TASK DESCRIPTION. Repeat the data word for word. Do not include the pictures.

INFORMATION SHOWN.
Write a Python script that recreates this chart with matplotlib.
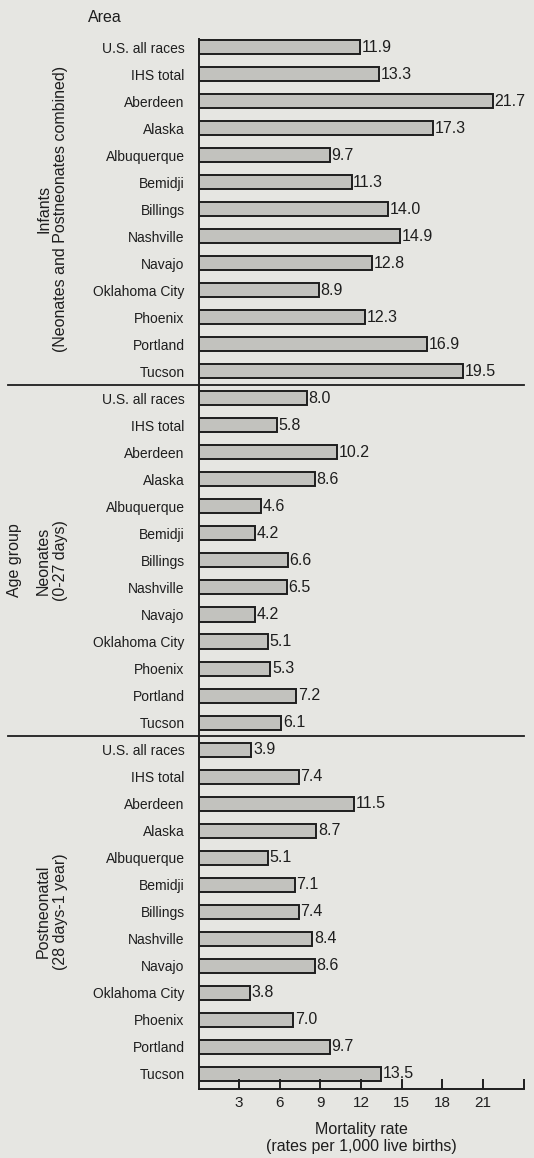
import matplotlib.pyplot as plt
import matplotlib.transforms as mtransforms
import numpy as np

plt.rcParams['font.family'] = ['Liberation Sans', 'DejaVu Sans']

areas = ['U.S. all races', 'IHS total', 'Aberdeen', 'Alaska', 'Albuquerque',
         'Bemidji', 'Billings', 'Nashville', 'Navajo', 'Oklahoma City',
         'Phoenix', 'Portland', 'Tucson']
infants = [11.9, 13.3, 21.7, 17.3, 9.7, 11.3, 14.0, 14.9, 12.8, 8.9, 12.3, 16.9, 19.5]
neonates = [8.0, 5.8, 10.2, 8.6, 4.6, 4.2, 6.6, 6.5, 4.2, 5.1, 5.3, 7.2, 6.1]
postneonatal = [3.9, 7.4, 11.5, 8.7, 5.1, 7.1, 7.4, 8.4, 8.6, 3.8, 7.0, 9.7, 13.5]
group_names = ['Infants\n(Neonates and Postneonates combined)',
               'Neonates\n(0-27 days)',
               'Postneonatal\n(28 days-1 year)']
xticks = [3, 6, 9, 12, 15, 18, 21]

bg = '#e6e6e2'
ink = '#1e1e1e'
values = infants + neonates + postneonatal
labels = areas * 3
ypos = np.arange(len(values))

fig = plt.figure(figsize=(5.34, 11.58), dpi=100, facecolor=bg)
ax = fig.add_axes([198.5 / 534, 1 - 1089 / 1158, 325.2 / 534, (1089 - 38.9) / 1158])
ax.set_facecolor(bg)

ax.barh(ypos, values, height=0.52, color='#c2c2be', edgecolor=ink, linewidth=1.4)
for y, v in zip(ypos, values):
    ax.text(v + 0.12, y, f'{v:.1f}', va='center', ha='left', fontsize=11.5, color=ink)

ax.set_xlim(0, 24)
ax.set_ylim(38.56, -0.3)
ax.set_yticks(ypos)
ax.set_yticklabels(labels, fontsize=10, color=ink)
ax.tick_params(axis='y', length=0, pad=10)
ax.set_xticks(xticks + [24])
ax.set_xticklabels([str(t) for t in xticks] + [''], fontsize=11, color=ink)
ax.tick_params(axis='x', direction='in', length=7, width=1.4, pad=5, colors=ink)
for s in ['top', 'right']:
    ax.spines[s].set_visible(False)
for s in ['left', 'bottom']:
    ax.spines[s].set_linewidth(1.4)
    ax.spines[s].set_color(ink)

# lines splitting the three age groups
for yb in [12.5, 25.5]:
    ax.plot([-0.586, 1.0], [yb, yb], color=ink, linewidth=1.3,
            transform=mtransforms.blended_transform_factory(ax.transAxes, ax.transData),
            clip_on=False)

# group titles on the left
tr = mtransforms.blended_transform_factory(fig.transFigure, ax.transData)
for i, name in enumerate(group_names):
    ax.text(52 / 534, i * 13 + 6, name, rotation=90, ha='center', va='center',
            fontsize=11.5, transform=tr, color=ink, linespacing=1.15)
fig.text(15 / 534, 1 - 560 / 1158, 'Age group', rotation=90, ha='center', va='center',
         fontsize=11.5, color=ink)
fig.text(88 / 534, 1 - 17 / 1158, 'Area', ha='left', va='center', fontsize=11.5, color=ink)

ax.set_xlabel('Mortality rate\n(rates per 1,000 live births)', fontsize=11.5,
              color=ink, labelpad=9, linespacing=1.1)

fig.savefig('out.png', dpi=100, facecolor=bg)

EXERCISE RESPONSE.
Write a Python script that recreates this chart with matplotlib.
import matplotlib.pyplot as plt
import matplotlib.transforms as mtransforms
import numpy as np

plt.rcParams['font.family'] = ['Liberation Sans', 'DejaVu Sans']

areas = ['U.S. all races', 'IHS total', 'Aberdeen', 'Alaska', 'Albuquerque',
         'Bemidji', 'Billings', 'Nashville', 'Navajo', 'Oklahoma City',
         'Phoenix', 'Portland', 'Tucson']
infants = [11.9, 13.3, 21.7, 17.3, 9.7, 11.3, 14.0, 14.9, 12.8, 8.9, 12.3, 16.9, 19.5]
neonates = [8.0, 5.8, 10.2, 8.6, 4.6, 4.2, 6.6, 6.5, 4.2, 5.1, 5.3, 7.2, 6.1]
postneonatal = [3.9, 7.4, 11.5, 8.7, 5.1, 7.1, 7.4, 8.4, 8.6, 3.8, 7.0, 9.7, 13.5]
group_names = ['Infants\n(Neonates and Postneonates combined)',
               'Neonates\n(0-27 days)',
               'Postneonatal\n(28 days-1 year)']
xticks = [3, 6, 9, 12, 15, 18, 21]

bg = '#e6e6e2'
ink = '#1e1e1e'
values = infants + neonates + postneonatal
labels = areas * 3
ypos = np.arange(len(values))

fig = plt.figure(figsize=(5.34, 11.58), dpi=100, facecolor=bg)
ax = fig.add_axes([198.5 / 534, 1 - 1089 / 1158, 325.2 / 534, (1089 - 38.9) / 1158])
ax.set_facecolor(bg)

ax.barh(ypos, values, height=0.52, color='#c2c2be', edgecolor=ink, linewidth=1.4)
for y, v in zip(ypos, values):
    ax.text(v + 0.12, y, f'{v:.1f}', va='center', ha='left', fontsize=11.5, color=ink)

ax.set_xlim(0, 24)
ax.set_ylim(38.56, -0.3)
ax.set_yticks(ypos)
ax.set_yticklabels(labels, fontsize=10, color=ink)
ax.tick_params(axis='y', length=0, pad=10)
ax.set_xticks(xticks + [24])
ax.set_xticklabels([str(t) for t in xticks] + [''], fontsize=11, color=ink)
ax.tick_params(axis='x', direction='in', length=7, width=1.4, pad=5, colors=ink)
for s in ['top', 'right']:
    ax.spines[s].set_visible(False)
for s in ['left', 'bottom']:
    ax.spines[s].set_linewidth(1.4)
    ax.spines[s].set_color(ink)

# lines splitting the three age groups
for yb in [12.5, 25.5]:
    ax.plot([-0.586, 1.0], [yb, yb], color=ink, linewidth=1.3,
            transform=mtransforms.blended_transform_factory(ax.transAxes, ax.transData),
            clip_on=False)

# group titles on the left
tr = mtransforms.blended_transform_factory(fig.transFigure, ax.transData)
for i, name in enumerate(group_names):
    ax.text(52 / 534, i * 13 + 6, name, rotation=90, ha='center', va='center',
            fontsize=11.5, transform=tr, color=ink, linespacing=1.15)
fig.text(15 / 534, 1 - 560 / 1158, 'Age group', rotation=90, ha='center', va='center',
         fontsize=11.5, color=ink)
fig.text(88 / 534, 1 - 17 / 1158, 'Area', ha='left', va='center', fontsize=11.5, color=ink)

ax.set_xlabel('Mortality rate\n(rates per 1,000 live births)', fontsize=11.5,
              color=ink, labelpad=9, linespacing=1.1)

fig.savefig('out.png', dpi=100, facecolor=bg)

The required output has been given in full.